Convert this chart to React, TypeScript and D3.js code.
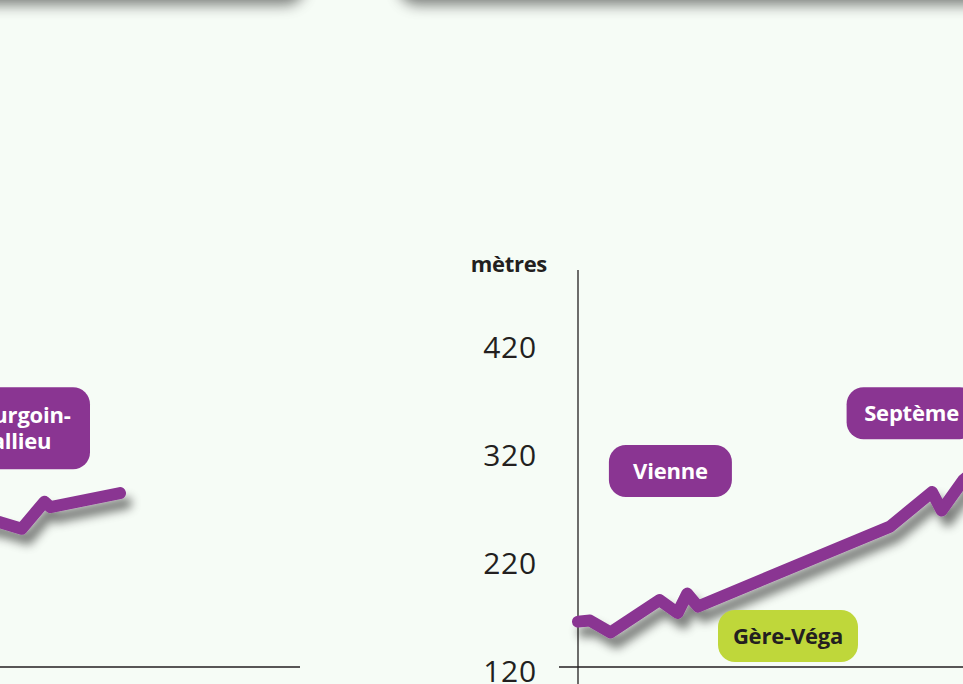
import * as d3 from "d3";

// altitude profile, right chart (km from start, metres)
const rightKm = [0, 1, 2.7, 6.8, 8.3, 9.1, 10, 26, 29.5, 30.3, 32.1, 34];
const rightAlt = [162, 163, 152, 182, 170, 188, 176, 250, 282, 265, 293, 310];

// end of the left chart's profile
const leftKm = [20, 23, 25, 26.8, 28.7, 29.2, 35];
const leftAlt = [268, 258, 254, 248, 273, 268, 281];

const yTicks = [120, 220, 320, 420];
const yTitle = "mètres";

const townNames = ["Bourgoin-\nJallieu", "Vienne", "Septème", "Gère-Véga"];
const townKm = [26.5, 7.7, 27.8, 17.5];
const townAlt = [341, 301.5, 355, 148.7];
const townSide = ["left", "right", "right", "right"];
const townKind = ["town", "town", "town", "river"];

const W = 963;
const H = 684;
const purple = "#8a3592";
const lime = "#bfd73a";
const ink = "#231f20";
const bg = "#f6fcf6";

const App = () => {
  const x = d3.scaleLinear().domain([0, 35]).range([578, 998]);
  const xLeft = d3.scaleLinear().domain([0, 35]).range([-300, 120]);
  const y = d3.scaleLinear().domain([120, 420]).range([667, 343]);

  const rightPath = d3
    .line<[number, number]>()
    .x((d) => x(d[0]))
    .y((d) => y(d[1]))(rightKm.map((k, i) => [k, rightAlt[i]]));
  const leftPath = d3
    .line<[number, number]>()
    .x((d) => xLeft(d[0]))
    .y((d) => y(d[1]))(leftKm.map((k, i) => [k, leftAlt[i]]));

  const boxW = [144, 123, 130, 140];

  return (
    <>
      <style>{`body{margin:0;background:${bg}}`}</style>
      <svg width={W} height={H} style={{ display: "block" }}>
        <defs>
          <filter id="lineShadow" filterUnits="userSpaceOnUse" x={-400} y={-200} width={1600} height={1100}>
            <feGaussianBlur in="SourceAlpha" stdDeviation="5" />
            <feOffset dx="6" dy="10" result="b" />
            <feFlood floodColor="#000" floodOpacity="0.5" />
            <feComposite in2="b" operator="in" />
            <feMerge>
              <feMergeNode />
              <feMergeNode in="SourceGraphic" />
            </feMerge>
          </filter>
          <filter id="cardShadow" filterUnits="userSpaceOnUse" x={-400} y={-200} width={1600} height={400}>
            <feGaussianBlur in="SourceAlpha" stdDeviation="7" />
            <feOffset dx="0" dy="7" result="b" />
            <feFlood floodColor="#000" floodOpacity="0.5" />
            <feComposite in2="b" operator="in" />
            <feMerge>
              <feMergeNode />
              <feMergeNode in="SourceGraphic" />
            </feMerge>
          </filter>
        </defs>
        <rect width={W} height={H} fill={bg} />

        {/* cards of the panel above */}
        <rect x={-40} y={-120} width={345} height={118} rx={20} fill={bg} filter="url(#cardShadow)" />
        <rect x={398} y={-120} width={620} height={118} rx={20} fill={bg} filter="url(#cardShadow)" />

        {/* left chart */}
        <line x1={0} x2={300} y1={y(120)} y2={y(120)} stroke={ink} strokeWidth={1.3} />
        <path
          d={leftPath ?? ""}
          fill="none"
          stroke={purple}
          strokeWidth={12}
          strokeLinecap="round"
          strokeLinejoin="round"
          filter="url(#lineShadow)"
        />

        {/* right chart axes */}
        <line x1={x(0)} x2={x(0)} y1={270} y2={H} stroke={ink} strokeWidth={1.3} />
        <line x1={x(0) - 19} x2={W} y1={y(120)} y2={y(120)} stroke={ink} strokeWidth={1.3} />
        <text
          x={x(0) - 31}
          y={272}
          textAnchor="end"
          fontFamily="Open Sans, sans-serif"
          fontWeight={700}
          fontSize={22}
          fill={ink}
          letterSpacing={-0.3}
        >
          {yTitle}
        </text>
        {yTicks.map((t) => (
          <text
            key={t}
            x={x(0) - 41}
            y={y(t) + 15}
            textAnchor="end"
            fontFamily="Open Sans, sans-serif"
            fontSize={30}
            letterSpacing={0.8}
            fill={ink}
          >
            {t}
          </text>
        ))}
        <path
          d={rightPath ?? ""}
          fill="none"
          stroke={purple}
          strokeWidth={12}
          strokeLinecap="round"
          strokeLinejoin="round"
          filter="url(#lineShadow)"
        />

        {/* town labels */}
        {townNames.map((name, i) => {
          const cx = townSide[i] === "left" ? xLeft(townKm[i]) : x(townKm[i]);
          const cy = y(townAlt[i]);
          const lines = name.split("\n");
          const h = lines.length > 1 ? 82 : 52;
          const river = townKind[i] === "river";
          return (
            <g key={name}>
              <rect
                x={cx - boxW[i] / 2}
                y={cy - h / 2}
                width={boxW[i]}
                height={h}
                rx={17}
                fill={river ? lime : purple}
              />
              <text
                x={cx}
                textAnchor="middle"
                fontFamily="Open Sans, sans-serif"
                fontWeight={700}
                fontSize={22}
                fill={river ? ink : "#ffffff"}
                letterSpacing={-0.2}
              >
                {lines.map((l, j) => (
                  <tspan key={j} x={cx} y={cy + 8 + (j - (lines.length - 1) / 2) * 26}>
                    {l}
                  </tspan>
                ))}
              </text>
            </g>
          );
        })}
      </svg>
    </>
  );
};

export default App;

→ REQUEST: Omit the pictures, then quote the rest of the material above exactly.

→ TASK SOLUTION:
Convert this chart to React, TypeScript and D3.js code.
import * as d3 from "d3";

// altitude profile, right chart (km from start, metres)
const rightKm = [0, 1, 2.7, 6.8, 8.3, 9.1, 10, 26, 29.5, 30.3, 32.1, 34];
const rightAlt = [162, 163, 152, 182, 170, 188, 176, 250, 282, 265, 293, 310];

// end of the left chart's profile
const leftKm = [20, 23, 25, 26.8, 28.7, 29.2, 35];
const leftAlt = [268, 258, 254, 248, 273, 268, 281];

const yTicks = [120, 220, 320, 420];
const yTitle = "mètres";

const townNames = ["Bourgoin-\nJallieu", "Vienne", "Septème", "Gère-Véga"];
const townKm = [26.5, 7.7, 27.8, 17.5];
const townAlt = [341, 301.5, 355, 148.7];
const townSide = ["left", "right", "right", "right"];
const townKind = ["town", "town", "town", "river"];

const W = 963;
const H = 684;
const purple = "#8a3592";
const lime = "#bfd73a";
const ink = "#231f20";
const bg = "#f6fcf6";

const App = () => {
  const x = d3.scaleLinear().domain([0, 35]).range([578, 998]);
  const xLeft = d3.scaleLinear().domain([0, 35]).range([-300, 120]);
  const y = d3.scaleLinear().domain([120, 420]).range([667, 343]);

  const rightPath = d3
    .line<[number, number]>()
    .x((d) => x(d[0]))
    .y((d) => y(d[1]))(rightKm.map((k, i) => [k, rightAlt[i]]));
  const leftPath = d3
    .line<[number, number]>()
    .x((d) => xLeft(d[0]))
    .y((d) => y(d[1]))(leftKm.map((k, i) => [k, leftAlt[i]]));

  const boxW = [144, 123, 130, 140];

  return (
    <>
      <style>{`body{margin:0;background:${bg}}`}</style>
      <svg width={W} height={H} style={{ display: "block" }}>
        <defs>
          <filter id="lineShadow" filterUnits="userSpaceOnUse" x={-400} y={-200} width={1600} height={1100}>
            <feGaussianBlur in="SourceAlpha" stdDeviation="5" />
            <feOffset dx="6" dy="10" result="b" />
            <feFlood floodColor="#000" floodOpacity="0.5" />
            <feComposite in2="b" operator="in" />
            <feMerge>
              <feMergeNode />
              <feMergeNode in="SourceGraphic" />
            </feMerge>
          </filter>
          <filter id="cardShadow" filterUnits="userSpaceOnUse" x={-400} y={-200} width={1600} height={400}>
            <feGaussianBlur in="SourceAlpha" stdDeviation="7" />
            <feOffset dx="0" dy="7" result="b" />
            <feFlood floodColor="#000" floodOpacity="0.5" />
            <feComposite in2="b" operator="in" />
            <feMerge>
              <feMergeNode />
              <feMergeNode in="SourceGraphic" />
            </feMerge>
          </filter>
        </defs>
        <rect width={W} height={H} fill={bg} />

        {/* cards of the panel above */}
        <rect x={-40} y={-120} width={345} height={118} rx={20} fill={bg} filter="url(#cardShadow)" />
        <rect x={398} y={-120} width={620} height={118} rx={20} fill={bg} filter="url(#cardShadow)" />

        {/* left chart */}
        <line x1={0} x2={300} y1={y(120)} y2={y(120)} stroke={ink} strokeWidth={1.3} />
        <path
          d={leftPath ?? ""}
          fill="none"
          stroke={purple}
          strokeWidth={12}
          strokeLinecap="round"
          strokeLinejoin="round"
          filter="url(#lineShadow)"
        />

        {/* right chart axes */}
        <line x1={x(0)} x2={x(0)} y1={270} y2={H} stroke={ink} strokeWidth={1.3} />
        <line x1={x(0) - 19} x2={W} y1={y(120)} y2={y(120)} stroke={ink} strokeWidth={1.3} />
        <text
          x={x(0) - 31}
          y={272}
          textAnchor="end"
          fontFamily="Open Sans, sans-serif"
          fontWeight={700}
          fontSize={22}
          fill={ink}
          letterSpacing={-0.3}
        >
          {yTitle}
        </text>
        {yTicks.map((t) => (
          <text
            key={t}
            x={x(0) - 41}
            y={y(t) + 15}
            textAnchor="end"
            fontFamily="Open Sans, sans-serif"
            fontSize={30}
            letterSpacing={0.8}
            fill={ink}
          >
            {t}
          </text>
        ))}
        <path
          d={rightPath ?? ""}
          fill="none"
          stroke={purple}
          strokeWidth={12}
          strokeLinecap="round"
          strokeLinejoin="round"
          filter="url(#lineShadow)"
        />

        {/* town labels */}
        {townNames.map((name, i) => {
          const cx = townSide[i] === "left" ? xLeft(townKm[i]) : x(townKm[i]);
          const cy = y(townAlt[i]);
          const lines = name.split("\n");
          const h = lines.length > 1 ? 82 : 52;
          const river = townKind[i] === "river";
          return (
            <g key={name}>
              <rect
                x={cx - boxW[i] / 2}
                y={cy - h / 2}
                width={boxW[i]}
                height={h}
                rx={17}
                fill={river ? lime : purple}
              />
              <text
                x={cx}
                textAnchor="middle"
                fontFamily="Open Sans, sans-serif"
                fontWeight={700}
                fontSize={22}
                fill={river ? ink : "#ffffff"}
                letterSpacing={-0.2}
              >
                {lines.map((l, j) => (
                  <tspan key={j} x={cx} y={cy + 8 + (j - (lines.length - 1) / 2) * 26}>
                    {l}
                  </tspan>
                ))}
              </text>
            </g>
          );
        })}
      </svg>
    </>
  );
};

export default App;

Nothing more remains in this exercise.